Impact of carbon policies is rising globally, Moody's says

By

Sharecast News | 31 Mar, 2015

Updated : 09:31

Implications of carbon reduction policies are rising globally, creating credit risks for carbon intensive industries but, at the same time, driving significant innovation and change across many sectors, according to Moody’s.

In addition, policy and regulatory risks were creating uncertainty that is in turn hindering investment decisions and investor flows. “While the impact of this uncertainty on most industries is harder to quantify, it is likely to become more significant as global carbon reduction policies tighten further,” the report added.

Uncertainty could also raise questions about the future profitability of a business model, impacting both corporate decisions on future capital expenditure and investor decisions regarding investment allocations to certain corporates or industries.

Brian Cahill, the Managing Director for Moody's Fundamental Group in Asia Pacific said: “An increase in 'direct carbon liabilities', such as carbon permits and/or carbon taxes, as well as the emergence of disruptive technologies, such as solar power, are already having a tangible impact on rated companies in select carbon-intensive industries."
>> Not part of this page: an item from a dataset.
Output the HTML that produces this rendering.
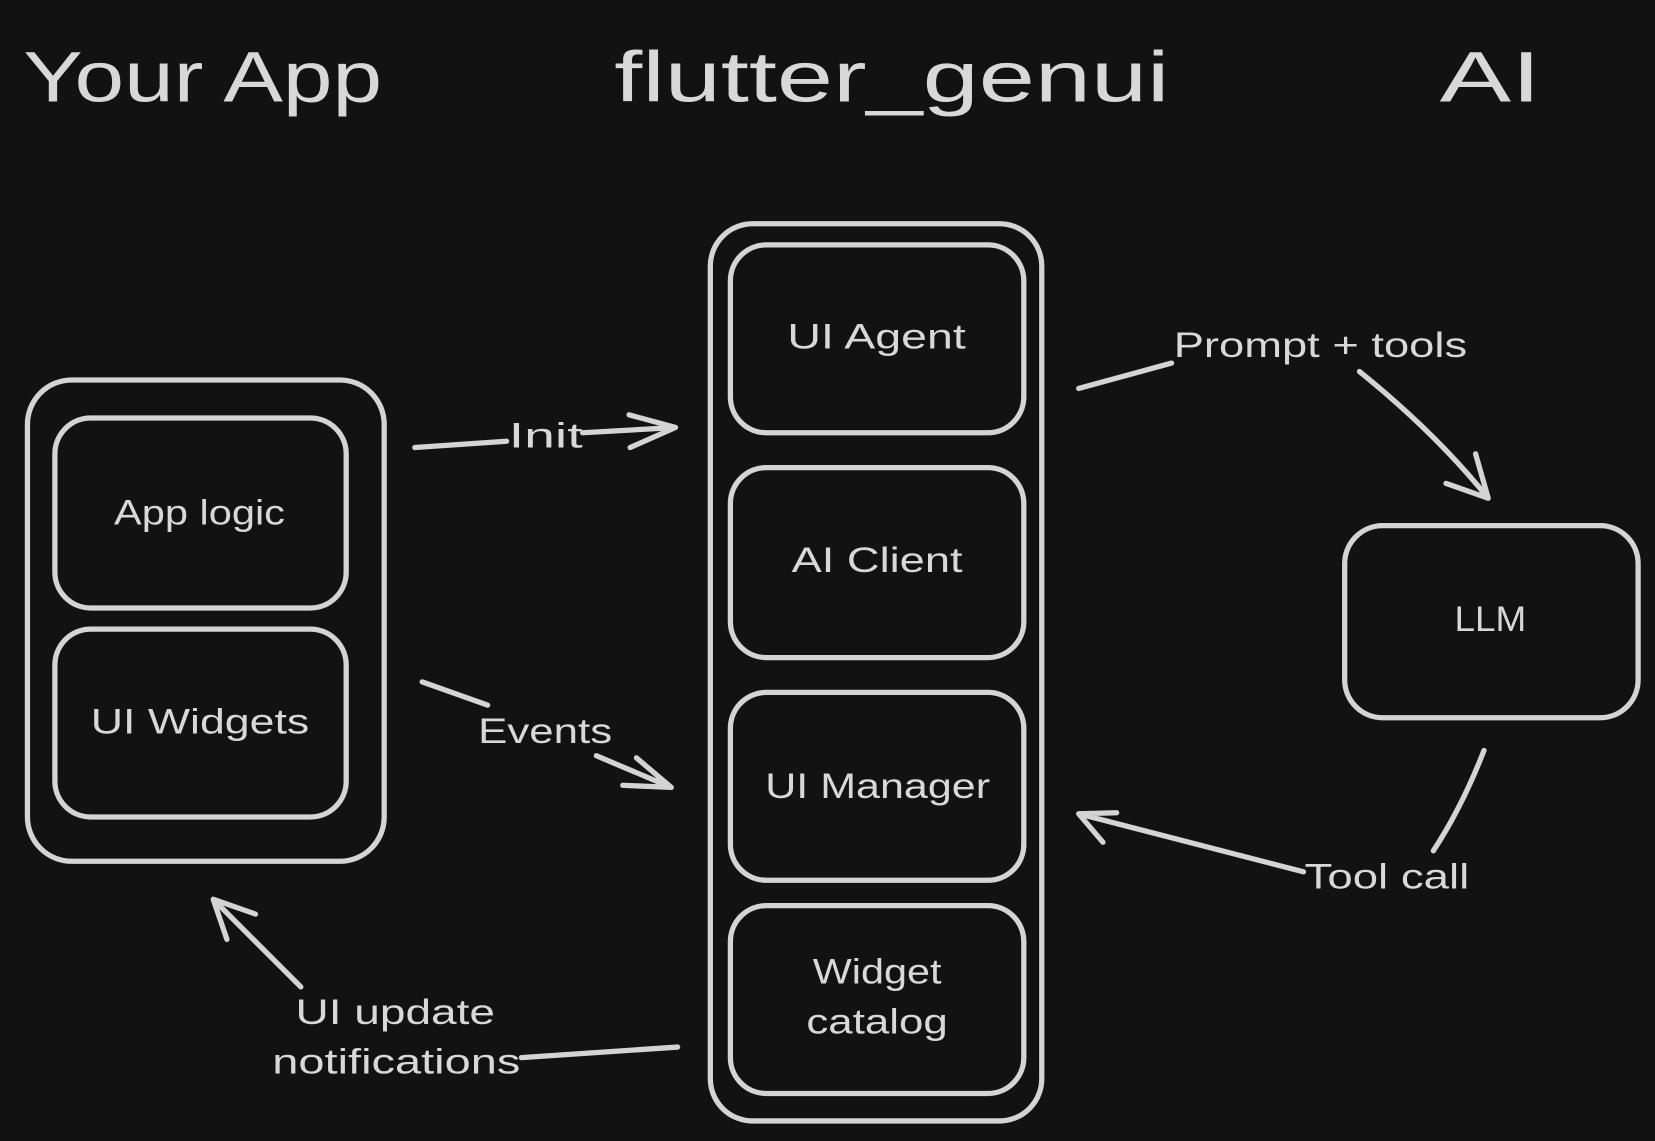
<!DOCTYPE html>
<html><head><meta charset="utf-8"><style>
html,body{margin:0;padding:0;background:#121212;}
svg{display:block}
text{font-family:"Liberation Sans","DejaVu Sans",sans-serif;fill:#d8d8d8;}
</style></head><body>
<svg width="1655" height="1141" viewBox="0 0 1568 1081" preserveAspectRatio="none" xmlns="http://www.w3.org/2000/svg">
<rect width="1568" height="1081" fill="#121212"/>
<g fill="none" stroke="#d4d4d4" stroke-width="5" stroke-linecap="round" stroke-linejoin="round">
<rect x="26" y="360" width="338" height="456" rx="42"/>
<rect x="52" y="396" width="276" height="180" rx="34"/>
<rect x="52" y="596" width="276" height="178" rx="34"/>
<rect x="673" y="212" width="314" height="850" rx="40"/>
<rect x="692" y="232" width="278" height="178" rx="34"/>
<rect x="692" y="443" width="278" height="180" rx="34"/>
<rect x="692" y="656" width="278" height="178" rx="34"/>
<rect x="692" y="858" width="278" height="178" rx="34"/>
<rect x="1274" y="498" width="278" height="182" rx="36"/>
<path d="M393 424 L480 418 M552 410 L640 405 M596 393 L640 405 L597 424"/>
<path d="M400 646 L462 668 M565 716 L636 746 M590 744 L636 746 L603 718"/>
<path d="M1022 368 L1110 344 M1288 352 Q1360 410 1410 472 M1370 458 L1410 472 L1398 430"/>
<path d="M1406 711 Q1385 765 1358 806 M1235 826 L1022 771 M1045 798 L1022 771 L1058 770"/>
<path d="M642 992 L494 1002 M285 935 L202 852 M242 866 L202 852 L215 890"/>
</g>
<g font-size="68">
<text x="22" y="96" textLength="340" lengthAdjust="spacingAndGlyphs">Your App</text>
<text x="582" y="96" textLength="526" lengthAdjust="spacingAndGlyphs">flutter_genui</text>
<text x="1364" y="96" textLength="96" lengthAdjust="spacingAndGlyphs">AI</text>
</g>
<g font-size="33">
<text x="108" y="497" textLength="162" lengthAdjust="spacingAndGlyphs">App logic</text>
<text x="86" y="695" textLength="207" lengthAdjust="spacingAndGlyphs">UI Widgets</text>
<text x="746" y="330" textLength="169" lengthAdjust="spacingAndGlyphs">UI Agent</text>
<text x="750" y="542" textLength="162" lengthAdjust="spacingAndGlyphs">AI Client</text>
<text x="725" y="756" textLength="213" lengthAdjust="spacingAndGlyphs">UI Manager</text>
<text x="770" y="932" textLength="122" lengthAdjust="spacingAndGlyphs">Widget</text>
<text x="764" y="979" textLength="134" lengthAdjust="spacingAndGlyphs">catalog</text>
<text x="1378" y="598" textLength="68" lengthAdjust="spacingAndGlyphs">LLM</text>
<text x="482" y="424" textLength="70" lengthAdjust="spacingAndGlyphs">Init</text>
<text x="453" y="704" textLength="127" lengthAdjust="spacingAndGlyphs">Events</text>
<text x="1112" y="338" textLength="278" lengthAdjust="spacingAndGlyphs">Prompt + tools</text>
<text x="1236" y="842" textLength="156" lengthAdjust="spacingAndGlyphs">Tool call</text>
<text x="280" y="970" textLength="189" lengthAdjust="spacingAndGlyphs">UI update</text>
<text x="258" y="1017" textLength="235" lengthAdjust="spacingAndGlyphs">notifications</text>
</g>
</svg>
</body></html>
"But such policy action is also driving innovation and change across many industrial sectors; for example, technological innovation is very advanced in power generation where renewable energy, especially in parts of Europe, is established," added Raffaella Altamura, Vice President and Senior Analyst based in Moody's Corporate Finance Group in Europe.

Additionally, Moody’s said many companies in sectors that are high carbon emitters have significant operating and financial flexibility that would mitigate the impact of policies for reducing carbon emissions.